→ **WORK TO BE COMPLETED**: Copy out the material below in full, but not its images.

→ **MATERIAL PROVIDED**:
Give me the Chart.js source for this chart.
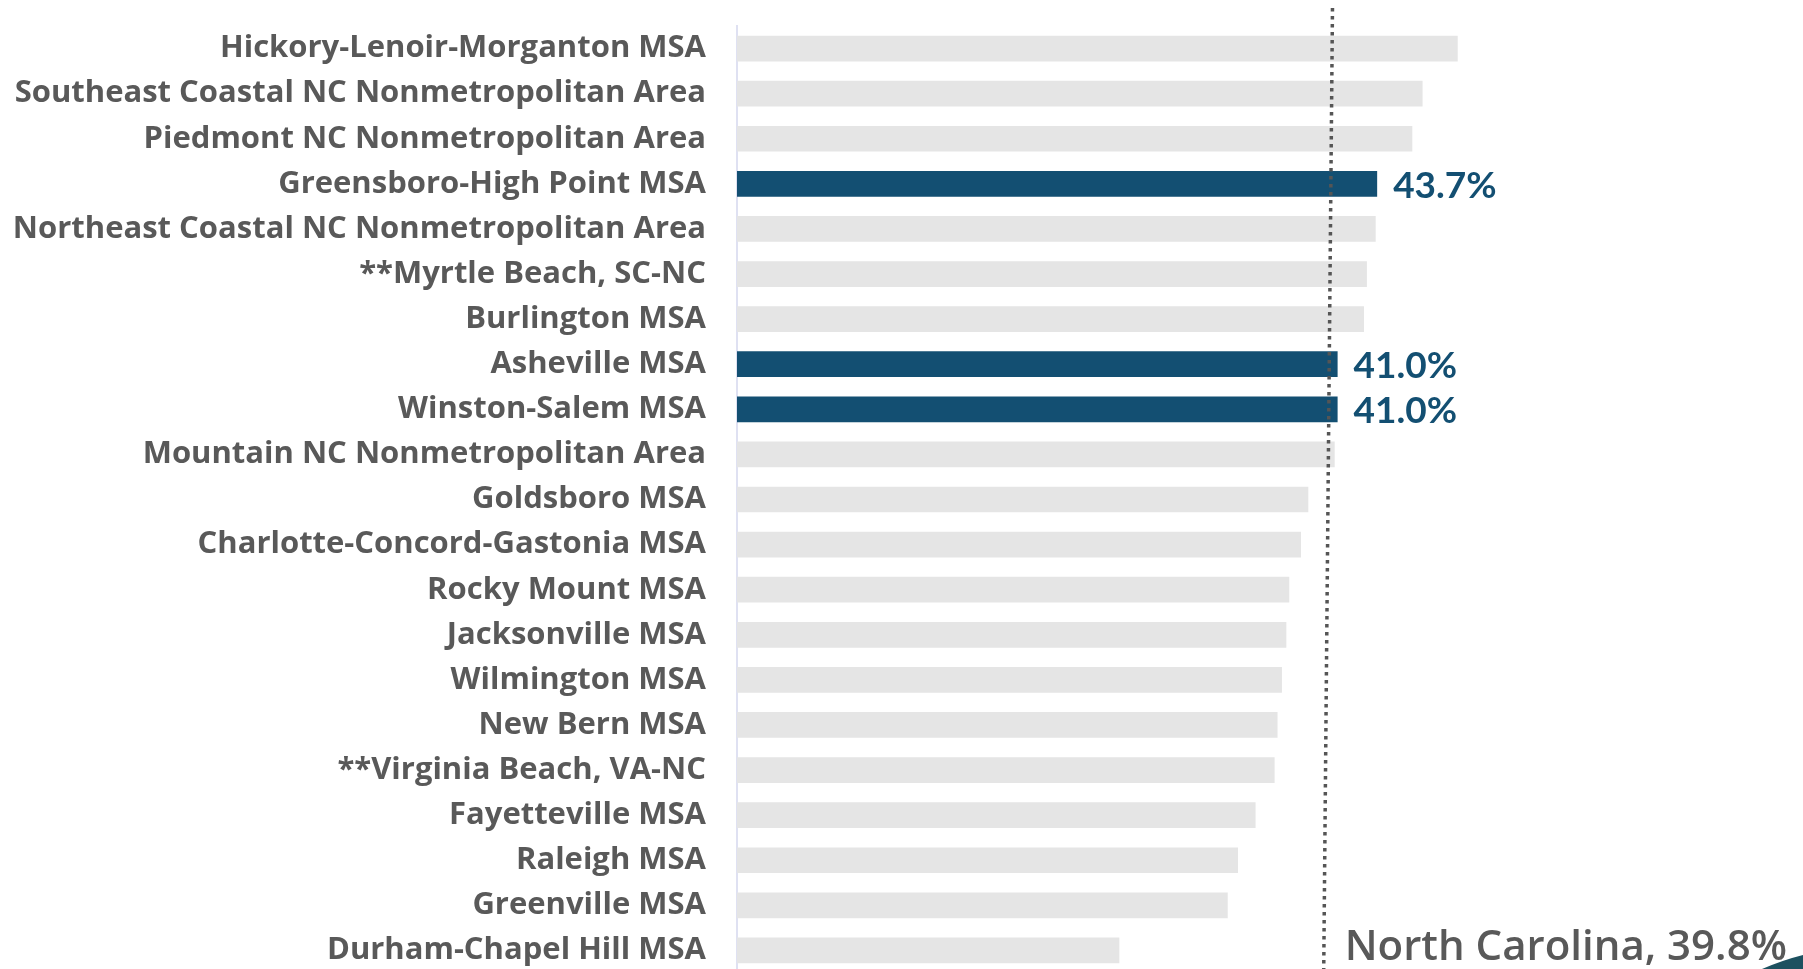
<!DOCTYPE html>
<html>
<head>
<meta charset="utf-8">
<script src="https://cdn.jsdelivr.net/npm/chart.js@4.4.1/dist/chart.umd.min.js"></script>
<style>
html, body { margin: 0; padding: 0; background: #fff; overflow: hidden; }
#wrap { width: 1803px; height: 973px; }
</style>
</head>
<body>
<div id="wrap"><canvas id="chart1"></canvas></div>
<script>
var areas = [
	'Hickory-Lenoir-Morganton MSA',
	'Southeast Coastal NC Nonmetropolitan Area',
	'Piedmont NC Nonmetropolitan Area',
	'Greensboro-High Point MSA',
	'Northeast Coastal NC Nonmetropolitan Area',
	'**Myrtle Beach, SC-NC',
	'Burlington MSA',
	'Asheville MSA',
	'Winston-Salem MSA',
	'Mountain NC Nonmetropolitan Area',
	'Goldsboro MSA',
	'Charlotte-Concord-Gastonia MSA',
	'Rocky Mount MSA',
	'Jacksonville MSA',
	'Wilmington MSA',
	'New Bern MSA',
	'**Virginia Beach, VA-NC',
	'Fayetteville MSA',
	'Raleigh MSA',
	'Greenville MSA',
	'Durham-Chapel Hill MSA'
];
var shares = [49.2, 46.8, 46.1, 43.7, 43.6, 43.0, 42.8, 41.0, 41.0, 40.8, 39.0,
	38.5, 37.7, 37.5, 37.2, 36.9, 36.7, 35.4, 34.2, 33.5, 26.1];
var highlighted = ['Greensboro-High Point MSA', 'Asheville MSA', 'Winston-Salem MSA'];

var stateName = 'North Carolina';
var stateShare = 39.8;
// the dotted state line in the original sits a bit right of 39.8 and leans a little
var stateLineTop = 40.65;
var stateLineBottom = 40.05;

var grey = '#e5e5e5';
var darkBlue = '#134f72';
var textGrey = '#595959';

// the last bar band runs a few px past the bottom of the window
var viewHeight = 969;

var barColors = areas.map(function(a) {
	return highlighted.indexOf(a) >= 0 ? darkBlue : grey;
});

var annotations = {
	id: 'annotations',
	afterDatasetsDraw: function(chart) {
		var ctx = chart.ctx;
		var x = chart.scales.x;
		var meta = chart.getDatasetMeta(0);
		ctx.save();

		// value labels on the highlighted bars
		ctx.font = 'bold 37px Lato';
		ctx.fillStyle = darkBlue;
		ctx.textBaseline = 'middle';
		ctx.textAlign = 'left';
		meta.data.forEach(function(bar, i) {
			if (highlighted.indexOf(areas[i]) < 0) return;
			ctx.fillText(shares[i].toFixed(1) + '%', bar.x + 16, bar.y + 2);
		});

		// dotted state average line
		var x0 = x.getPixelForValue(stateLineTop);
		var x1 = x.getPixelForValue(stateLineBottom);
		ctx.strokeStyle = '#555555';
		ctx.lineWidth = 3.5;
		ctx.setLineDash([3.5, 4.5]);
		ctx.beginPath();
		ctx.moveTo(x0, 8);
		ctx.lineTo(x1, chart.height);
		ctx.stroke();
		ctx.setLineDash([]);

		ctx.font = '600 42px "Open Sans"';
		ctx.fillStyle = textGrey;
		ctx.textBaseline = 'alphabetic';
		ctx.fillText(stateName + ', ' + stateShare.toFixed(1) + '%', x1 + 21, viewHeight - 9);

		// little corner swoosh from the slide
		var w = chart.width;
		ctx.fillStyle = '#1d5160';
		ctx.beginPath();
		ctx.moveTo(w - 41, viewHeight);
		ctx.quadraticCurveTo(w - 20, viewHeight - 9, w, viewHeight - 14);
		ctx.lineTo(w, chart.height);
		ctx.lineTo(w - 41, chart.height);
		ctx.closePath();
		ctx.fill();
		ctx.restore();
	}
};

var ctx = document.getElementById('chart1').getContext('2d');
new Chart(ctx, {
	type: 'bar',
	data: {
		labels: areas,
		datasets: [{
			data: shares,
			backgroundColor: barColors,
			categoryPercentage: 1,
			barPercentage: 0.57
		}]
	},
	options: {
		indexAxis: 'y',
		responsive: true,
		maintainAspectRatio: false,
		animation: false,
		layout: { padding: { top: 26, bottom: 0, left: 0, right: 0 } },
		plugins: {
			legend: { display: false },
			tooltip: { enabled: false }
		},
		scales: {
			x: {
				display: false,
				min: 0,
				max: 72.77
			},
			y: {
				grid: { display: false, drawTicks: false },
				border: { display: true, color: '#dfe1f2', width: 2 },
				ticks: {
					color: textGrey,
					autoSkip: false,
					padding: 31,
					font: { family: 'Open Sans', weight: 'bold', size: 31 }
				},
				afterFit: function(scale) {
					scale.width = 737;
					scale.paddingTop = 0;
					scale.paddingBottom = 0;
				}
			}
		}
	},
	plugins: [annotations]
});
</script>
</body>
</html>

→ **RESPONSE**:
Give me the Chart.js source for this chart.
<!DOCTYPE html>
<html>
<head>
<meta charset="utf-8">
<script src="https://cdn.jsdelivr.net/npm/chart.js@4.4.1/dist/chart.umd.min.js"></script>
<style>
html, body { margin: 0; padding: 0; background: #fff; overflow: hidden; }
#wrap { width: 1803px; height: 973px; }
</style>
</head>
<body>
<div id="wrap"><canvas id="chart1"></canvas></div>
<script>
var areas = [
	'Hickory-Lenoir-Morganton MSA',
	'Southeast Coastal NC Nonmetropolitan Area',
	'Piedmont NC Nonmetropolitan Area',
	'Greensboro-High Point MSA',
	'Northeast Coastal NC Nonmetropolitan Area',
	'**Myrtle Beach, SC-NC',
	'Burlington MSA',
	'Asheville MSA',
	'Winston-Salem MSA',
	'Mountain NC Nonmetropolitan Area',
	'Goldsboro MSA',
	'Charlotte-Concord-Gastonia MSA',
	'Rocky Mount MSA',
	'Jacksonville MSA',
	'Wilmington MSA',
	'New Bern MSA',
	'**Virginia Beach, VA-NC',
	'Fayetteville MSA',
	'Raleigh MSA',
	'Greenville MSA',
	'Durham-Chapel Hill MSA'
];
var shares = [49.2, 46.8, 46.1, 43.7, 43.6, 43.0, 42.8, 41.0, 41.0, 40.8, 39.0,
	38.5, 37.7, 37.5, 37.2, 36.9, 36.7, 35.4, 34.2, 33.5, 26.1];
var highlighted = ['Greensboro-High Point MSA', 'Asheville MSA', 'Winston-Salem MSA'];

var stateName = 'North Carolina';
var stateShare = 39.8;
// the dotted state line in the original sits a bit right of 39.8 and leans a little
var stateLineTop = 40.65;
var stateLineBottom = 40.05;

var grey = '#e5e5e5';
var darkBlue = '#134f72';
var textGrey = '#595959';

// the last bar band runs a few px past the bottom of the window
var viewHeight = 969;

var barColors = areas.map(function(a) {
	return highlighted.indexOf(a) >= 0 ? darkBlue : grey;
});

var annotations = {
	id: 'annotations',
	afterDatasetsDraw: function(chart) {
		var ctx = chart.ctx;
		var x = chart.scales.x;
		var meta = chart.getDatasetMeta(0);
		ctx.save();

		// value labels on the highlighted bars
		ctx.font = 'bold 37px Lato';
		ctx.fillStyle = darkBlue;
		ctx.textBaseline = 'middle';
		ctx.textAlign = 'left';
		meta.data.forEach(function(bar, i) {
			if (highlighted.indexOf(areas[i]) < 0) return;
			ctx.fillText(shares[i].toFixed(1) + '%', bar.x + 16, bar.y + 2);
		});

		// dotted state average line
		var x0 = x.getPixelForValue(stateLineTop);
		var x1 = x.getPixelForValue(stateLineBottom);
		ctx.strokeStyle = '#555555';
		ctx.lineWidth = 3.5;
		ctx.setLineDash([3.5, 4.5]);
		ctx.beginPath();
		ctx.moveTo(x0, 8);
		ctx.lineTo(x1, chart.height);
		ctx.stroke();
		ctx.setLineDash([]);

		ctx.font = '600 42px "Open Sans"';
		ctx.fillStyle = textGrey;
		ctx.textBaseline = 'alphabetic';
		ctx.fillText(stateName + ', ' + stateShare.toFixed(1) + '%', x1 + 21, viewHeight - 9);

		// little corner swoosh from the slide
		var w = chart.width;
		ctx.fillStyle = '#1d5160';
		ctx.beginPath();
		ctx.moveTo(w - 41, viewHeight);
		ctx.quadraticCurveTo(w - 20, viewHeight - 9, w, viewHeight - 14);
		ctx.lineTo(w, chart.height);
		ctx.lineTo(w - 41, chart.height);
		ctx.closePath();
		ctx.fill();
		ctx.restore();
	}
};

var ctx = document.getElementById('chart1').getContext('2d');
new Chart(ctx, {
	type: 'bar',
	data: {
		labels: areas,
		datasets: [{
			data: shares,
			backgroundColor: barColors,
			categoryPercentage: 1,
			barPercentage: 0.57
		}]
	},
	options: {
		indexAxis: 'y',
		responsive: true,
		maintainAspectRatio: false,
		animation: false,
		layout: { padding: { top: 26, bottom: 0, left: 0, right: 0 } },
		plugins: {
			legend: { display: false },
			tooltip: { enabled: false }
		},
		scales: {
			x: {
				display: false,
				min: 0,
				max: 72.77
			},
			y: {
				grid: { display: false, drawTicks: false },
				border: { display: true, color: '#dfe1f2', width: 2 },
				ticks: {
					color: textGrey,
					autoSkip: false,
					padding: 31,
					font: { family: 'Open Sans', weight: 'bold', size: 31 }
				},
				afterFit: function(scale) {
					scale.width = 737;
					scale.paddingTop = 0;
					scale.paddingBottom = 0;
				}
			}
		}
	},
	plugins: [annotations]
});
</script>
</body>
</html>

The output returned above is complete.